Guessing they are A. fulica. Best way to go about it is to seperate them from the adults so they dont get crushed into an ice cream tub or similar and keep them the same as the adults.


----------



## amme (Jul 21, 2009)

ok i will do, they are all in a heated viv tho so i will ahve to find one with a lid on and keep them in there with the adults for the heat i suppose!!!!!

i know its daft to ask but will i crush them if i pick them up???? oh and yes they are the above snail


----------



## kirgem (Mar 24, 2008)

amme said:


> ok i will do, they are all in a heated viv tho so i will ahve to find one with a lid on and keep them in there with the adults for the heat i suppose!!!!!
> 
> i know its daft to ask but will i crush them if i pick them up???? oh and yes they are the above snail


Yea you can put them in a smaller tub and keep them in with the adults as long as its got a secure lid..

Just be very careful when handling them as their shells are very fragile


----------



## Pleco07 (Aug 15, 2007)

amme said:


> ok i will do, they are all in a heated viv tho so i will ahve to find one with a lid on and keep them in there with the adults for the heat i suppose!!!!!
> 
> i know its daft to ask but will i crush them if i pick them up???? oh and yes they are the above snail


TBH unless you have a really cold room they will be fine without heating, even the adults will. And unless your heavy handed and clumsy its pretty easy to pick them up without crushing them.


----------



## amme (Jul 21, 2009)

thats great thansk, as fro food what do i need to give them to eat??


----------



## Pleco07 (Aug 15, 2007)

amme said:


> thats great thansk, as fro food what do i need to give them to eat??


Same as adults, some keepers offer softer foods but in all the years ive kept them, I just feed them same as adults with no trouble, make sure they have plenty of calcium/cuttle so get shells stronger.


----------



## amme (Jul 21, 2009)

:gasp::gasp::gaspmg i am in ssoooo much trouble i have just found 4 more clumps of eggs and most of them have hatched- what can i do. hubby is saying just crush or freeze them now when they have just been born but i can't do that. this is all because i didnt look 2 weeks ago for eggs as i was pre ocupied, aarrgghhhh I taliing about 1,000 baby snails


----------



## amme (Jul 21, 2009)

Pleco07 said:


> Same as adults, some keepers offer softer foods but in all the years ive kept them, I just feed them same as adults with no trouble, make sure they have plenty of calcium/cuttle so get shells stronger.


thats great- looks like i am off to the pet shop to get more cuttle fish and veggies for them


----------



## Spikebrit (Oct 23, 2006)

If you can catch the eggs before they hatch freeze them and they wont hatch.

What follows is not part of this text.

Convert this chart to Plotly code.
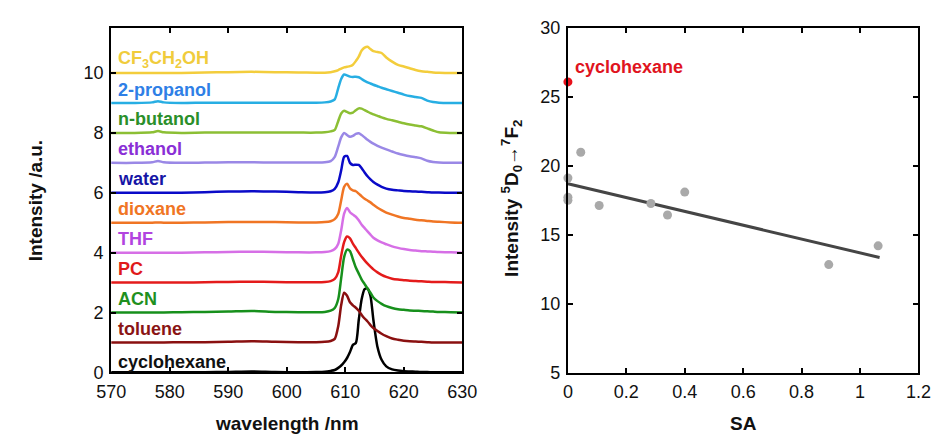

This can also be done with the new borns, however i don't do this as i dont beleive in freezing them once they hatched.


----------



## Kerriebaby (May 12, 2009)

il have some babies off you!


----------



## amme (Jul 21, 2009)

Spikebrit said:


> If you can catch the eggs before they hatch freeze them and they wont hatch. This can also be done with the new borns, however i don't do this as i dont beleive in freezing them once they hatched.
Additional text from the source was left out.